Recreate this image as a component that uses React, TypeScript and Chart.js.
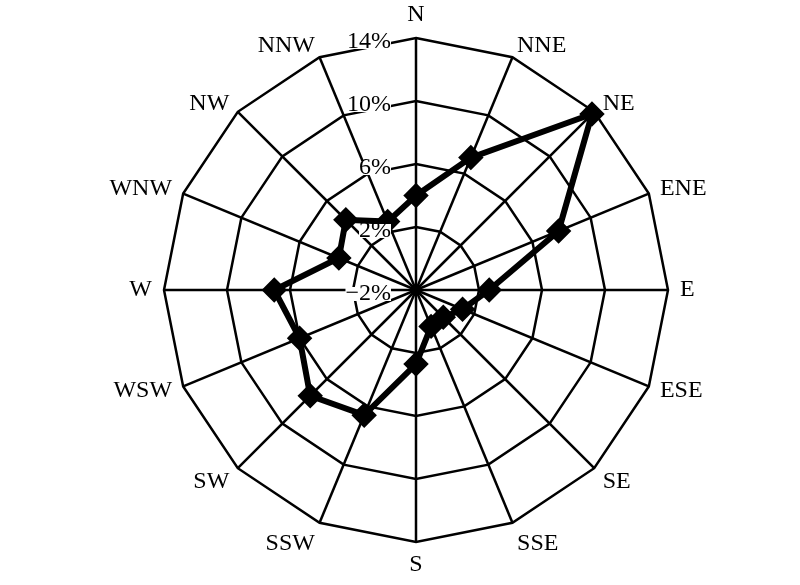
import React, { useEffect, useRef } from "react";
import { Chart, registerables } from "chart.js";

Chart.register(...registerables);

const directions = ["N", "NNE", "NE", "ENE", "E", "ESE", "SE", "SSE", "S", "SSW", "SW", "WSW", "W", "WNW", "NW", "NNW"];
const frequency = [4.0, 7.1, 13.8, 7.8, 2.65, 1.2, 0.45, 0.5, 2.7, 6.6, 7.5, 6.0, 7.0, 3.3, 4.3, 2.7];
const tickValues = [-2, 2, 6, 10, 14];
const tickLabels = ["\u22122%", "2%", "6%", "10%", "14%"];

const FONT = "'Liberation Serif', 'Times New Roman', serif";

const labelPlugin = {
  id: "labelPlugin",
  afterDatasetsDraw(chart: any) {
    const scale = chart.scales.r;
    const ctx = chart.ctx;
    ctx.save();
    ctx.font = `24px ${FONT}`;
    // tick labels with white backdrop
    ctx.textAlign = "right";
    ctx.textBaseline = "middle";
    tickValues.forEach((v, i) => {
      const y = scale.yCenter - scale.getDistanceFromCenterForValue(v) + 4;
      const x = scale.xCenter - 25;
      const text = tickLabels[i];
      const w = ctx.measureText(text).width;
      ctx.fillStyle = "#ffffff";
      ctx.fillRect(x - w, y - 7, w, 14);
      ctx.fillStyle = "#000000";
      ctx.fillText(text, x, y);
    });
    // direction labels
    directions.forEach((name, i) => {
      const theta = scale.getIndexAngle(i);
      const s = Math.sin(theta);
      const c = Math.cos(theta);
      const p = scale.getPointPosition(i, scale.drawingArea + 12);
      let dy = 0;
      if (c > 0.95) dy = -11;
      else if (c < -0.5) dy = 11 * (-c - 0.5) / 0.5;
      ctx.textAlign = s > 0.05 ? "left" : s < -0.05 ? "right" : "center";
      ctx.textBaseline = "middle";
      ctx.fillStyle = "#000000";
      ctx.fillText(name, p.x, p.y + dy);
    });
    ctx.restore();
  },
};

export default function App() {
  const canvasRef = useRef<HTMLCanvasElement>(null);

  useEffect(() => {
    const canvas = canvasRef.current;
    if (!canvas) return;
    const chart = new Chart(canvas, {
      type: "radar",
      data: {
        labels: directions,
        datasets: [
          {
            label: "Frequency",
            data: frequency,
            borderColor: "#000000",
            backgroundColor: "#000000",
            borderWidth: 6,
            fill: false,
            pointStyle: "rectRot",
            pointRadius: 8.5,
            pointBackgroundColor: "#000000",
            pointBorderColor: "#000000",
            tension: 0,
          },
        ],
      },
      options: {
        responsive: false,
        animation: false,
        maintainAspectRatio: false,
        layout: { padding: { top: 38, bottom: 43, left: 32, right: 0 } },
        plugins: {
          legend: { display: false },
          tooltip: { enabled: false },
        },
        scales: {
          r: {
            min: -2,
            max: 14,
            ticks: { stepSize: 4, display: false },
            grid: { color: "#000000", lineWidth: 2.5, circular: false },
            angleLines: { color: "#000000", lineWidth: 2.5 },
            pointLabels: { display: false },
          },
        },
      },
      plugins: [labelPlugin],
    });
    return () => chart.destroy();
  }, []);

  return (
    <div style={{ position: "fixed", left: 0, top: 0, width: 800, height: 585, background: "#ffffff" }}>
      <canvas ref={canvasRef} width={800} height={585} style={{ width: 800, height: 585, display: "block" }} />
    </div>
  );
}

════════════════════

### Problem to work on
What is the number of lines that hold the string "React"? Give it alone.

### Solved problem
2